Grey's Anatomy Showrunner Reveals Reason Behind Giving Meredith Grey COVID-19 This Season

"This season, our work is dedicated to the health care workers who put their lives on the line every day to try to save ours," Krista Vernoff said

Greys anatomy
Photo: ABC

Grey's Anatomy showrunner Krista Vernoff is opening up about the medical drama's decision to have its main character battle the novel coronavirus this season.

During last week's episode of the long-running ABC show, it was revealed that Ellen Pompeo's character, Meredith Grey, had gone from a doctor treating the coronavirus at every turn to a patient fighting it herself.

In a new interview with The Hollywood Reporter, Vernoff explained the decision behind seeing Meredith fight the virus first hand, and why she felt it was important to use the show's global platform to shed light on the deadly virus.

"Last week we felt Meredith Grey's pain as a doctor treating an early surge of COVID patients," Vernoff told the outlet following Thursday's episode. “This week we begin to experience what it is for her to be a COVID patient herself.”

"Over 1,700 health care workers in the U.S. have died of COVID to date. Many thousands more have been infected. Health care workers are on the front lines of this crisis, living through a war for which they were not trained," she continued. "We saw an opportunity to dramatize and illuminate their plight through the incredibly well-loved and well-known character of Meredith Grey."

"Doctors and nurses are fighting for us and falling for us. The least we can do is wear a mask, socially distance and stay home whenever possible," she added.

As Meredith comes in and out of consciousness on the show, she finds herself returning to the same beach dream sequence where she reunites with her late husband, Derek Shepard, (Patrick Dempsey), who died in an April 2015 episode.

grey's anatomy
Patrick Dempsey and Ellen Pompeo. Krista Vernoff/abc

"Meredith has a real fight ahead of her," Vernoff explained. "And … she has that beach. Darkness and light. It’s a powerful season. Stay tuned."

The showrunner added that Meredith's health battle comes as part of a season that will be "dedicated to the health care workers who put their lives on the line every day to try to save ours."

"Wear a mask, save someone else's life," she urged.

Following the end of the show's season 17 premiere, Vernoff spoke out about how the Grey's Anatomy team went to great lengths to keep Dempsey's surprise return under wraps.

"I have to say that it was an epic feat, the keeping of this secret," showrunner Krista Vernoff recently told Deadline. "I didn’t send cuts to the studio and network that included that last scene.
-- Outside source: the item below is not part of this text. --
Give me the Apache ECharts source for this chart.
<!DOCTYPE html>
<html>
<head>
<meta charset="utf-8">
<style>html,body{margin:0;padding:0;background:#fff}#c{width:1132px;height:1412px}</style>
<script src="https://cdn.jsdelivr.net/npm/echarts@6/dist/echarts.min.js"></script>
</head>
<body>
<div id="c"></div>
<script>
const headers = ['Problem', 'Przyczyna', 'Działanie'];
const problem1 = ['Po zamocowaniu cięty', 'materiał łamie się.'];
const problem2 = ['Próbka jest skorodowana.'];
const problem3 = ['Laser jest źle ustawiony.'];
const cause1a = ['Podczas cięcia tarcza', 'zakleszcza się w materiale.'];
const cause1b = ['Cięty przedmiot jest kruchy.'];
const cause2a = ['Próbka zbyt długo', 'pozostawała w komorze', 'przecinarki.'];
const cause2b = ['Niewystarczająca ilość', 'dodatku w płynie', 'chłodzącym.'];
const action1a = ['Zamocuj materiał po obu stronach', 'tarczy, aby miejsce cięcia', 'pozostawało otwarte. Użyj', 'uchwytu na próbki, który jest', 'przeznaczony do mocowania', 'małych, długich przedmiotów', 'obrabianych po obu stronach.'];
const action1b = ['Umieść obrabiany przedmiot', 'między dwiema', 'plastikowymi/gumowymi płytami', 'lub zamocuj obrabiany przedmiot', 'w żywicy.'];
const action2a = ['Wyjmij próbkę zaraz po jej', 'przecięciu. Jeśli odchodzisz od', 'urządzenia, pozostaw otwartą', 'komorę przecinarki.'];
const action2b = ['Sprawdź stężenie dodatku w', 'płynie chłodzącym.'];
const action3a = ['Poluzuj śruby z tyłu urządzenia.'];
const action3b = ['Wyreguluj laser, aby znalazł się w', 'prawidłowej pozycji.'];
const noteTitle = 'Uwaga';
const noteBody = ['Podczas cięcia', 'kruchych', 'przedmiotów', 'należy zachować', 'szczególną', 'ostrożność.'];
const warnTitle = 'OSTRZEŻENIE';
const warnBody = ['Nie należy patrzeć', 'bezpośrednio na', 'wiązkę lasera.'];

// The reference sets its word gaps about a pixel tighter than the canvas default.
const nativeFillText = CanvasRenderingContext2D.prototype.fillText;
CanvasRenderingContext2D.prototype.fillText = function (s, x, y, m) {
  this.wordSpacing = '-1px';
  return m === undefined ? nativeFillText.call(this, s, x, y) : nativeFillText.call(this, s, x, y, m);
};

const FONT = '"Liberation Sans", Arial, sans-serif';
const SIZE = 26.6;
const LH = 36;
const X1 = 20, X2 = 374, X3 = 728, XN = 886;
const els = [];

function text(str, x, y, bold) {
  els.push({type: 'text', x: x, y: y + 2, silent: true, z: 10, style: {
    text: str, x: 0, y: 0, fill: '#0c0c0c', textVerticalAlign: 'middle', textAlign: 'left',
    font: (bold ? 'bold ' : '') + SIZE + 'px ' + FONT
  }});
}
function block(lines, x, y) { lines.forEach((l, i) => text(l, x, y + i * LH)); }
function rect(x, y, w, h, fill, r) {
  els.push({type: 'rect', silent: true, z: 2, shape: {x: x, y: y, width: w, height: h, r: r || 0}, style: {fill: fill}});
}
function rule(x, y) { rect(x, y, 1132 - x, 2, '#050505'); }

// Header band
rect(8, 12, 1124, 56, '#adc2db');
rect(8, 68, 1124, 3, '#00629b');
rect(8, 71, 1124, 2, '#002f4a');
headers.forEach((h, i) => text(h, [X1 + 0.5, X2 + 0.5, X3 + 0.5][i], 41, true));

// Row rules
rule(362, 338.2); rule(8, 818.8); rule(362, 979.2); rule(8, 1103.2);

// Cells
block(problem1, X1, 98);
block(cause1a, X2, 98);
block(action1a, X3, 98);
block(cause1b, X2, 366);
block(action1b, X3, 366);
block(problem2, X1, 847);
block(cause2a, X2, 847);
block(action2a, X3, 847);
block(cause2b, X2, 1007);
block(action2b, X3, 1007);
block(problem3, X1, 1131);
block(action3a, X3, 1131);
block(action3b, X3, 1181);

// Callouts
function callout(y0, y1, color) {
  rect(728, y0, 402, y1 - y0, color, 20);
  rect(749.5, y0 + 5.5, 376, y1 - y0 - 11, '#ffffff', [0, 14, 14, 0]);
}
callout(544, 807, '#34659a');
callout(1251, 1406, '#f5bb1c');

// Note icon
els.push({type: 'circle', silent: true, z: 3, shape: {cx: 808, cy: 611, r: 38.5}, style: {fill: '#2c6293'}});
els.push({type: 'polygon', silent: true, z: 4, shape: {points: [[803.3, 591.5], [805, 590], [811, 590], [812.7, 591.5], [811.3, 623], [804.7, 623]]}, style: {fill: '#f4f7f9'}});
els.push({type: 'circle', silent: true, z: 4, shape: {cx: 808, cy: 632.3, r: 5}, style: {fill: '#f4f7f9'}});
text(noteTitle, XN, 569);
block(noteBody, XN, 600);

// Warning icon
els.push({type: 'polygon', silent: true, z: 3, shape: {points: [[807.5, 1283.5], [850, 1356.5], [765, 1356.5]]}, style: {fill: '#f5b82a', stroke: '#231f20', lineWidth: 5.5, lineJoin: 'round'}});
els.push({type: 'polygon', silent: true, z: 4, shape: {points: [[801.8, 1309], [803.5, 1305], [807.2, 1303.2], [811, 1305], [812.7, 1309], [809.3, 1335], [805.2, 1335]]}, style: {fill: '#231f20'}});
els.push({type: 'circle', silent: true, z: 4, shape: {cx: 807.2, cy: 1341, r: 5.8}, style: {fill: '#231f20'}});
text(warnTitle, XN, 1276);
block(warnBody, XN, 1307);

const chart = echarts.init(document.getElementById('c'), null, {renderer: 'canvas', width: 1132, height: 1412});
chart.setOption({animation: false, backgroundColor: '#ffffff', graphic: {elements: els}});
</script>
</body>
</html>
I didn’t have writers’ assistants in the writers’ room for the last couple of months. There were writers who didn’t know we were doing this on that staff. Most of the actors didn’t know we were doing this. The crew didn’t know we were doing this when they showed up on the day."

Vernoff explained that she even wrote the scene as Meredith envisioning a reunion with her mother Ellis Grey (played by Kate Burton) instead of Derek so no one in early stages of production would know.

"I put the name 'Ellis Grey' in the script that we read at the table, and I had Meredith say 'Mom' at the table, so we got there on the day and no one had been told what was happening," said Vernoff. "... I was like a crazy person with this secret. And Ellen and I were texting at all hours of the night, like: 'Who knows,' "I think this person!' "

Patrick Dempsey in Grey's Anatomy. ABC

Vernoff said, since the show would be covering real-world trauma surrounding the ongoing coronavirus pandemic, she wanted to work in a treat for fans to balance the material. That's when the idea for a Dempsey return came about.

"From a writer’s perspective, it happened because it was my job to find a way — once we determined that we were doing the pandemic — to also bring joy, and escape, and fan candy, and all the things that at Grey’s Anatomy we give people," she said. "We give them romance, and we give them humor, and we give them joy, and a lot of that is lacking for the medical community in this pandemic."